When he was 10 I got my kid a used 20 ga youth Beretta AL390. Kid loves it. I loved it I so much I kept taking it out bunny hunting when he wasn't coming along. It took a while but I ended up finding myself a nice used 20 ga 391.


----------



## idylmoments (Apr 28, 2002)

I agree Trippin. We bought our son the Bantam combo last year and it's been perfect for him. Quest Arms in Port Huron had the best price around.


----------



## DiversDown (Nov 17, 2005)

Charles Daly's not made anymore, but the Akkar 600CY is basically the same gun, they made them for Charles Daly. Was thinking of picking one up for my son since I couldn't find the Charles Daly

http://www.akkar-usa.com/600CY-COMPACT-SEMI-AUTO-SHOTGUNS_p_19.html


----------



## Branta (Feb 6, 2002)

jehler said:


> we shot an older remington 1100 in 20 with a youth stock that was softer shooting ...


I have to admit, I'm a bit surprised by this. Maybe that the Rem is heavier than the beretta that she'd be softer, but all things considered; felt recoil, swingability (If that's a word) and tracking targets after the report), the Beretta is so hard to beat.

well...... other than it's dang expensive for a starter gun!

and what does it say when you've already migrated to the 391?!


----------



## Shlwego (Sep 13, 2006)

DiversDown said:


> Charles Daly's not made anymore, but the Akkar 600CY is basically the same gun, they made them for Charles Daly. Was thinking of picking one up for my son since I couldn't find the Charles Daly
> 
> http://www.akkar-usa.com/600CY-COMPACT-SEMI-AUTO-SHOTGUNS_p_19.html


Same company also makes a version of this semi for Mossberg. BHBrandon's son has one and we compared it to my daughters Charles Daly over the youth weekend. They're all made in Turkey, and virtually the same. These are great little gas-operated semi's. The recoil is manageable for a youth, and they take a beating like a Beretta Extrema (which I shoot). The bonus is that the are quite inexpensive compared with the semi auto 20 ga. offerings from Beretta/Benelli/Remington. I highly recommend them. I believe Water Hazard picked up one for his son, and maybe he can chime in....


----------



## DEDGOOSE (Jan 19, 2007)

stackemup said:


> Bought my kid a tri-star viper. $300 bucks out the door. Nice gun for the money


A buddy of mine whom owns about every semi auto out there and money is not a issue bought one for his sun because it fit.. After several cases of cheap loads on doves and clays as well as some 3 inch stuff for turkeys and ducks, he has not had one hiccup.. 

My buddy with expensive taste in shotguns is considering buying another one.


----------



## jehler (Jul 18, 2011)

Branta said:


> I have to admit, I'm a bit surprised by this. Maybe that the Rem is heavier than the beretta that she'd be softer, but all things considered; felt recoil, swingability (If that's a word) and tracking targets after the report), the Beretta is so hard to beat.
> 
> well...... other than it's dang expensive for a starter gun!
> 
> and what does it say when you've already migrated to the 391?!
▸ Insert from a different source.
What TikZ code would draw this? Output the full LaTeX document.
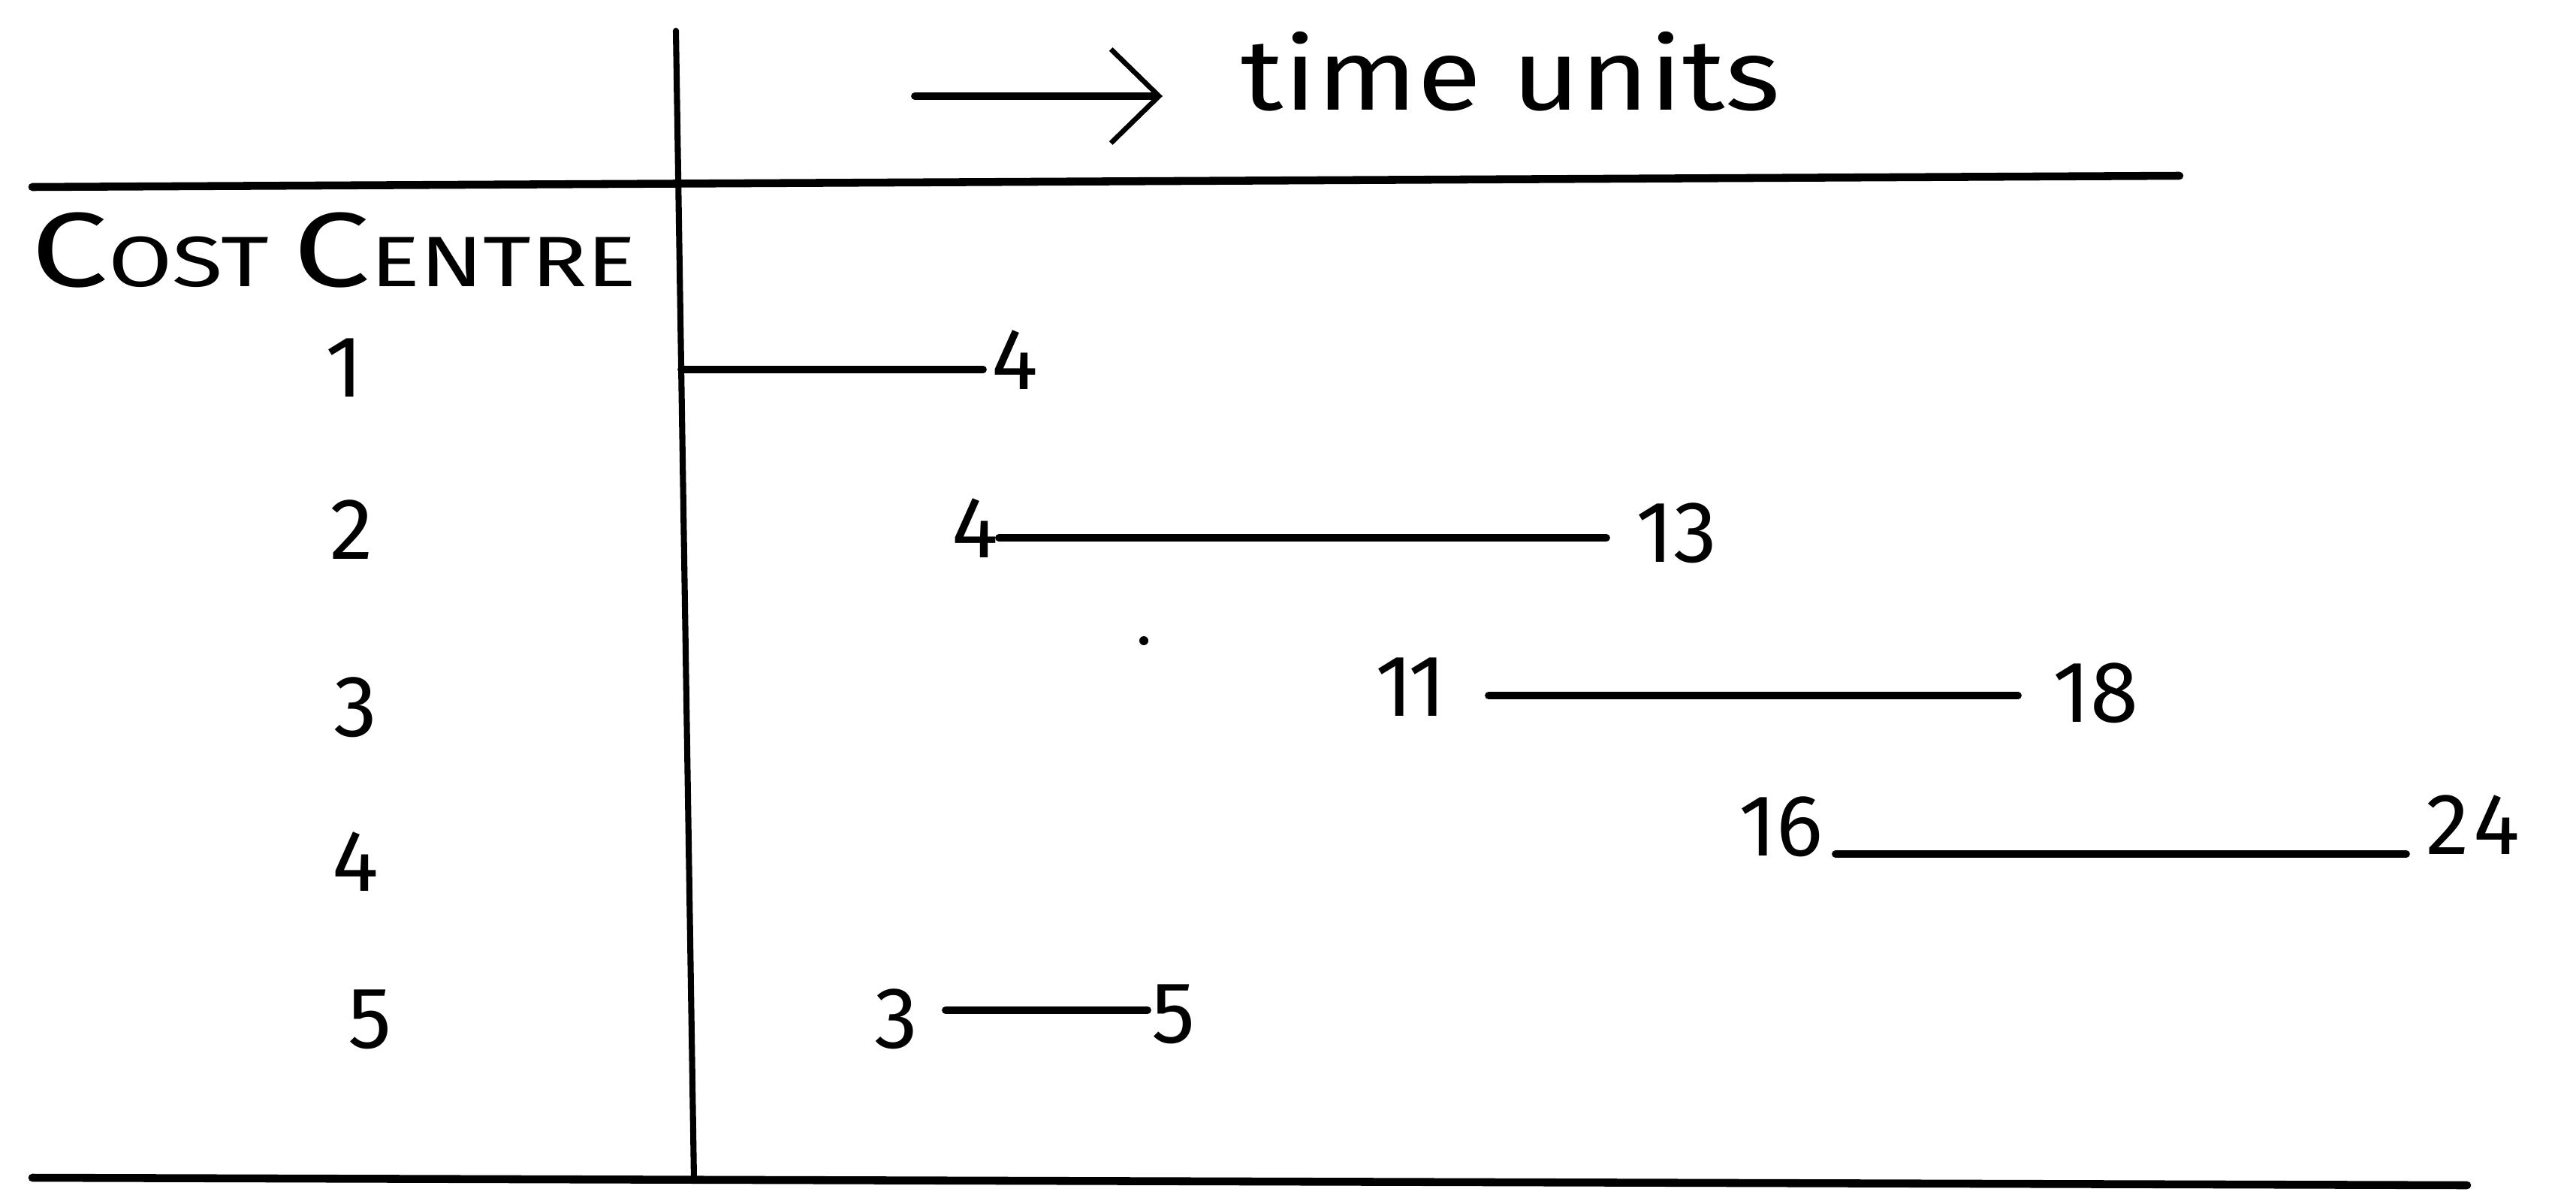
\documentclass[tikz,border=0pt]{standalone}
\usepackage{fontspec}
\setmainfont{Fira Sans}
\usetikzlibrary{arrows.meta}
\begin{document}
\begin{tikzpicture}[x=0.01cm,y=-0.01cm,
  rulebold/.style={line width=3pt, line cap=round},
  rulethin/.style={line width=2.3pt, line cap=round},
  bar/.style={line width=2.8pt, line cap=round},
  num/.style={inner sep=0pt, font=\fontsize{33}{36}\selectfont},
  lbl/.style={inner sep=0pt, font=\fontsize{33}{36}\selectfont}]
\useasboundingbox (0,0) rectangle (3430,1591);
\fill[white] (0,0) rectangle (3430,1591);

% frame lines
\coordinate (vtop) at (900,41);
\coordinate (vbot) at (924,1570);
\coordinate (tl) at (43,249);
\coordinate (tr) at (2902,234);
\coordinate (bl) at (43,1568);
\coordinate (br) at (3285,1578);
\draw[rulethin] (vtop) -- (vbot);
\draw[rulebold] (tl) -- (tr);
\draw[rulebold] (bl) -- (br);

% header
\coordinate (a0) at (1218,128);
\coordinate (a1) at (1548,128);
\draw[bar, -{Straight Barb[length=0.64cm, width=1.25cm, line width=1.9pt]}] (a0) -- (a1);
\node[anchor=base west, inner sep=0pt, font=\fontsize{38}{40}\selectfont] (tu) at (1652,147) {\scalebox{1.17}[1]{time units}};
\node[anchor=base west, inner sep=0pt] (cc) at (41,381) {\scalebox{1.3}[1]{\fontsize{40}{42}\selectfont C\fontsize{27}{30}\selectfont OST \fontsize{40}{42}\selectfont C\fontsize{27}{30}\selectfont ENTRE}};

% row labels
\node[lbl] (c1) at (459,490) {1};
\node[lbl] (c2) at (468,705) {2};
\node[lbl] (c3) at (473,942) {3};
\node[lbl] (c4) at (473,1147) {4};
\node[lbl] (c5) at (493,1357) {5};

% row y levels
\coordinate (y1) at (0,492);
\coordinate (y2) at (0,716);
\coordinate (y3) at (0,926);
\coordinate (y4) at (0,1137);
\coordinate (y5) at (0,1345);
\coordinate (v1) at (907,492);

% row 1
\node[num, anchor=west] (r1b) at (1320,479) {4};
\draw[bar, shorten >=0.11cm] (v1) -- (r1b.west |- y1);
% row 2
\node[num, anchor=east] (r2a) at (1330,703) {4};
\node[num, anchor=west] (r2b) at (2178,710) {13};
\draw[bar, shorten >=0.39cm] (r2a.east |- y2) -- (r2b.west |- y2);
% row 3
\node[num, anchor=east] (r3a) at (1926,915) {1\kern-0.06em 1};
\node[num, anchor=west] (r3b) at (2733,923) {18};
\draw[bar, shorten <=0.56cm, shorten >=0.46cm] (r3a.east |- y3) -- (r3b.west |- y3);
% row 4
\node[num, anchor=east] (r4a) at (2428,1101) {16};
\node[num, anchor=west] (r4b) at (3230,1098) {2\kern0.05em 4};
\draw[bar, shorten <=0.16cm, shorten >=0.26cm] (r4a.east |- y4) -- (r4b.west |- y4);
% row 5
\node[num, anchor=east] (r5a) at (1223,1357) {3};
\node[num, anchor=west] (r5b) at (1533,1350) {5};
\draw[bar, shorten <=0.36cm, shorten >=0.05cm] (r5a.east |- y5) -- (r5b.west |- y5);

% stray dot
\fill (1523,853) circle (6);
\end{tikzpicture}
\end{document}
The Remington was a heavier, that's the reason for softer shooting. 

We load forgot own, and an 1 1/4 of hevishot 6's out of that 20 will outperform any steel load you can shoot out of your 12. I have thought about getting one for myself of hevishot prices didn't keep going up. 

The year before last for xmas I bought him a stoeger uplander 16 sxs. It's a cheap gun but he really likes it. Uses it for a beater and layout gun. I wouldn't hesitate to recommend one for a utility gun


----------



## wavie (Feb 2, 2004)

Trippin' Dipsies said:


> I've taken my son out a few times in the years past but this year I finally bought him waders, camo, etc... I had him with us for the youth hunt & confirmed my decision that he's wasn't yet to shoot (too playful, too anxious). I hope by taking him out more this year, and with age & maturity, he'll become ready. Every child is different with their level of maturity so that ultimately will be the Dad's decision on when. But once I feel confident in his abilities and have a shotgun that fits him... I'll have no hesitations no matter what his age. Kids can mature a lot in one year alone.


TD, you couldnt have said it better as i too made the same decision for my oldest son. I too have looked into the super bantam combo and feel this is the right gun for him. Most likely it will end up under the tree this year. Never came across the mini, will have to look into that for my other sons (target shooting for awhile). Thanks for the review.


----------



## Branta (Feb 6, 2002)

Jehler makes a good point to consider-

with alot of todays premium loads, a youth doesn't have to feel outgunned.
some great 20 gauge loads out there that are definitely more lethal than a number of 12's.


here again, I like Hevi-metal. played alot with the only twenty "I" was allowed to shoot (boy has the 11-87 youth and the wife has the beretta Urika II). Had no problems crunching birds.


----------



## DEDGOOSE (Jan 19, 2007)

jehler said:


> We load forgot own, and an 1 1/4 of hevishot 6's out of that 20 will outperform any steel load you can shoot out of your 12. I have thought about getting one for myself of hevishot prices didn't keep going up.


Thats the truth. If it were not for tungsten prices there would be no need to even consider a 12 gauge.


----------



## jehler (Jul 18, 2011)

A note about the hevishot, even hand loading these shells, it's pricey. I'm not a wealthy guy, water fowling is an expensive hobby, any $'s I spend on tungsten shot could be spent in gas, electronics, boat maintenance, new gear etc. I don't take the roughly 2$ a shell lightly. one of the deals I worked out with my son is that he provides labor and reloads my 12 gauges shells, I buy him the tungsten for his 20 and 16, but, he is limited to 10 rounds of hevishot per hunt. After those he has to use steel. It really helps him focus on picking a shot and picking a duck. Kids can easily get in the habit of pulling up on the flock and bang bang bang with an auto. Having to think about only having a finite number of shells is a nice little head game to keep them focused


----------